━━━━━ GIVEN RECORDS ━━━━━
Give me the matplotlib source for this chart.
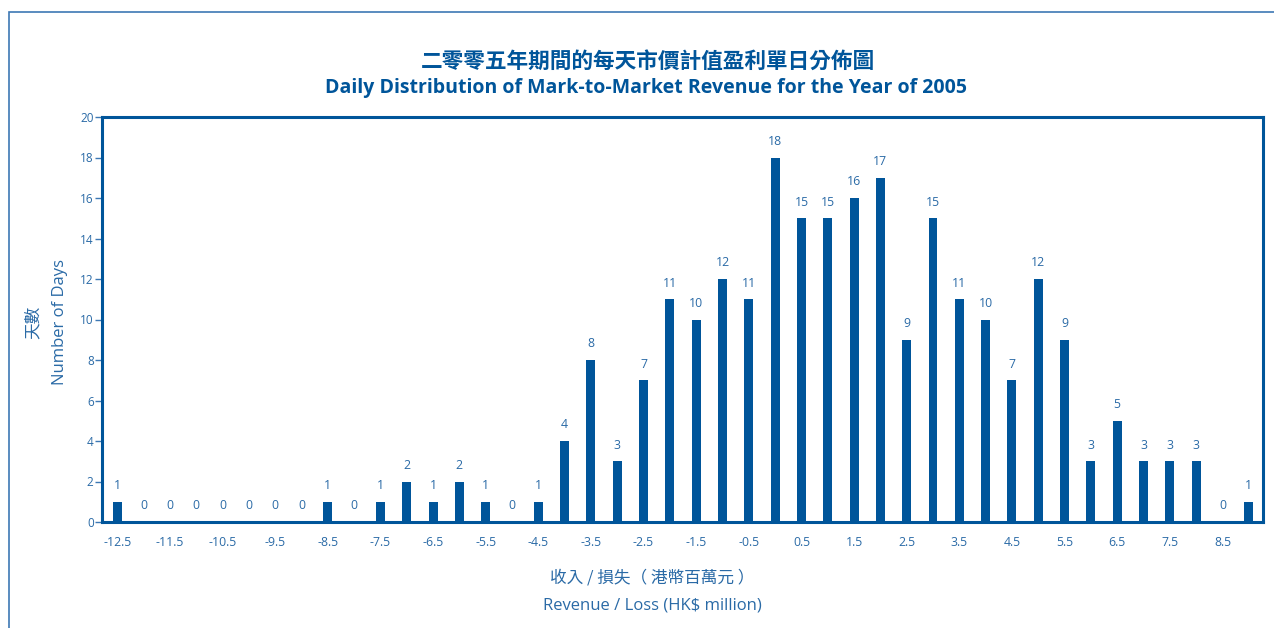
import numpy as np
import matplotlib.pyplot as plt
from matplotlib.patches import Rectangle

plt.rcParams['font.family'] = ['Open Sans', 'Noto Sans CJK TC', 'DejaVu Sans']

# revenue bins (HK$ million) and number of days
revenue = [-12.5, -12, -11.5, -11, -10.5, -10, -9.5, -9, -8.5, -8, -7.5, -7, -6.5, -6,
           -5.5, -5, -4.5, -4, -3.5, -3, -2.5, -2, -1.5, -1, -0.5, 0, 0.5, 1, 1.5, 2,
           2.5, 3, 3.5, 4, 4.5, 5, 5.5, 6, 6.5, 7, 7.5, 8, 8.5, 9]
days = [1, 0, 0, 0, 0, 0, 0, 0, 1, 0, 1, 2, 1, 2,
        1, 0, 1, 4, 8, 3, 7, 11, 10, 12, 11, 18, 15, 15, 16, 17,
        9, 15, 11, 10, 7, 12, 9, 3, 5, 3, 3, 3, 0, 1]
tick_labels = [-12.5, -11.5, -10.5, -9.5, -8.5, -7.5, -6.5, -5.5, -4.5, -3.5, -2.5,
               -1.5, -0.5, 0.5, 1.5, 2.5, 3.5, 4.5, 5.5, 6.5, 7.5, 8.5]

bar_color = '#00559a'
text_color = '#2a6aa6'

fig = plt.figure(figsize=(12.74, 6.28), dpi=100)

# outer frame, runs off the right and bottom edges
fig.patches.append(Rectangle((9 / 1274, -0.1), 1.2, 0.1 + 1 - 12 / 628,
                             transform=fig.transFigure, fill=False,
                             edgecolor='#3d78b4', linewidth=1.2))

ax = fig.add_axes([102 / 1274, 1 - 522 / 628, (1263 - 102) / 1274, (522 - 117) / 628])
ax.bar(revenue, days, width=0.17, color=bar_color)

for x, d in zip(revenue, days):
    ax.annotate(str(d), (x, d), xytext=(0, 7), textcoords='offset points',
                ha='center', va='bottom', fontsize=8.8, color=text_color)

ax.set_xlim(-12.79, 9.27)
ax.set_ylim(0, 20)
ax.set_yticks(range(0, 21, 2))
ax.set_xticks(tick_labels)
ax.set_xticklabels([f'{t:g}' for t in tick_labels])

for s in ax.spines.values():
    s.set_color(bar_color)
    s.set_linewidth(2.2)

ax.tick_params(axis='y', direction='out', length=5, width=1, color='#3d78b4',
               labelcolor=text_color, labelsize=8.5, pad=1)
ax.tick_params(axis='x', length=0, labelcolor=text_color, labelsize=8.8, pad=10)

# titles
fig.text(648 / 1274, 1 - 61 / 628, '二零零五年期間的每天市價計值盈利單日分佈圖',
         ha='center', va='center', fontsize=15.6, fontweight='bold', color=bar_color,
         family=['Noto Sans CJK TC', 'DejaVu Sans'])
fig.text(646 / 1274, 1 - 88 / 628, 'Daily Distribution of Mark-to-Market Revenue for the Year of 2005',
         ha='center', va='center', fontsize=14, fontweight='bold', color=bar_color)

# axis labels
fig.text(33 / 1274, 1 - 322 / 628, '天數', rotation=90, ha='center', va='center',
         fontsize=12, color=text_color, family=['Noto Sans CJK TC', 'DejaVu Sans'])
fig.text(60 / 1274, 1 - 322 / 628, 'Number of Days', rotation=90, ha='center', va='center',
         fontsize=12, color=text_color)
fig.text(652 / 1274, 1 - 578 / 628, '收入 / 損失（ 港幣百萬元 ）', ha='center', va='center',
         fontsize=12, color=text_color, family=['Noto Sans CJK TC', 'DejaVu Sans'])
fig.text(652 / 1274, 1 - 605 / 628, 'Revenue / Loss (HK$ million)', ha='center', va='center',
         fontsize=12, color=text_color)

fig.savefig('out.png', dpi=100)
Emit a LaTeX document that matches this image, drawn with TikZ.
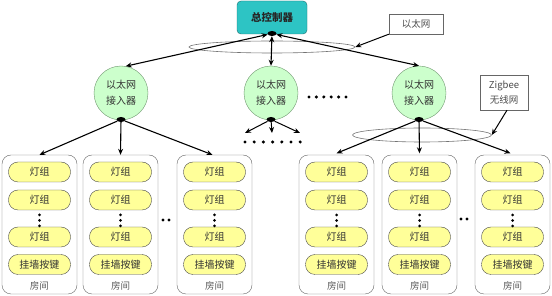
━━━━━
## TASK PROMPT
Exclude the pictures. Write out the remaining data exactly.

## OUTPUT
Give me the matplotlib source for this chart.
import numpy as np
import matplotlib.pyplot as plt
from matplotlib.patches import Rectangle

plt.rcParams['font.family'] = ['Open Sans', 'Noto Sans CJK TC', 'DejaVu Sans']

# revenue bins (HK$ million) and number of days
revenue = [-12.5, -12, -11.5, -11, -10.5, -10, -9.5, -9, -8.5, -8, -7.5, -7, -6.5, -6,
           -5.5, -5, -4.5, -4, -3.5, -3, -2.5, -2, -1.5, -1, -0.5, 0, 0.5, 1, 1.5, 2,
           2.5, 3, 3.5, 4, 4.5, 5, 5.5, 6, 6.5, 7, 7.5, 8, 8.5, 9]
days = [1, 0, 0, 0, 0, 0, 0, 0, 1, 0, 1, 2, 1, 2,
        1, 0, 1, 4, 8, 3, 7, 11, 10, 12, 11, 18, 15, 15, 16, 17,
        9, 15, 11, 10, 7, 12, 9, 3, 5, 3, 3, 3, 0, 1]
tick_labels = [-12.5, -11.5, -10.5, -9.5, -8.5, -7.5, -6.5, -5.5, -4.5, -3.5, -2.5,
               -1.5, -0.5, 0.5, 1.5, 2.5, 3.5, 4.5, 5.5, 6.5, 7.5, 8.5]

bar_color = '#00559a'
text_color = '#2a6aa6'

fig = plt.figure(figsize=(12.74, 6.28), dpi=100)

# outer frame, runs off the right and bottom edges
fig.patches.append(Rectangle((9 / 1274, -0.1), 1.2, 0.1 + 1 - 12 / 628,
                             transform=fig.transFigure, fill=False,
                             edgecolor='#3d78b4', linewidth=1.2))

ax = fig.add_axes([102 / 1274, 1 - 522 / 628, (1263 - 102) / 1274, (522 - 117) / 628])
ax.bar(revenue, days, width=0.17, color=bar_color)

for x, d in zip(revenue, days):
    ax.annotate(str(d), (x, d), xytext=(0, 7), textcoords='offset points',
                ha='center', va='bottom', fontsize=8.8, color=text_color)

ax.set_xlim(-12.79, 9.27)
ax.set_ylim(0, 20)
ax.set_yticks(range(0, 21, 2))
ax.set_xticks(tick_labels)
ax.set_xticklabels([f'{t:g}' for t in tick_labels])

for s in ax.spines.values():
    s.set_color(bar_color)
    s.set_linewidth(2.2)

ax.tick_params(axis='y', direction='out', length=5, width=1, color='#3d78b4',
               labelcolor=text_color, labelsize=8.5, pad=1)
ax.tick_params(axis='x', length=0, labelcolor=text_color, labelsize=8.8, pad=10)

# titles
fig.text(648 / 1274, 1 - 61 / 628, '二零零五年期間的每天市價計值盈利單日分佈圖',
         ha='center', va='center', fontsize=15.6, fontweight='bold', color=bar_color,
         family=['Noto Sans CJK TC', 'DejaVu Sans'])
fig.text(646 / 1274, 1 - 88 / 628, 'Daily Distribution of Mark-to-Market Revenue for the Year of 2005',
         ha='center', va='center', fontsize=14, fontweight='bold', color=bar_color)

# axis labels
fig.text(33 / 1274, 1 - 322 / 628, '天數', rotation=90, ha='center', va='center',
         fontsize=12, color=text_color, family=['Noto Sans CJK TC', 'DejaVu Sans'])
fig.text(60 / 1274, 1 - 322 / 628, 'Number of Days', rotation=90, ha='center', va='center',
         fontsize=12, color=text_color)
fig.text(652 / 1274, 1 - 578 / 628, '收入 / 損失（ 港幣百萬元 ）', ha='center', va='center',
         fontsize=12, color=text_color, family=['Noto Sans CJK TC', 'DejaVu Sans'])
fig.text(652 / 1274, 1 - 605 / 628, 'Revenue / Loss (HK$ million)', ha='center', va='center',
         fontsize=12, color=text_color)

fig.savefig('out.png', dpi=100)
Emit a LaTeX document that matches this image, drawn with TikZ.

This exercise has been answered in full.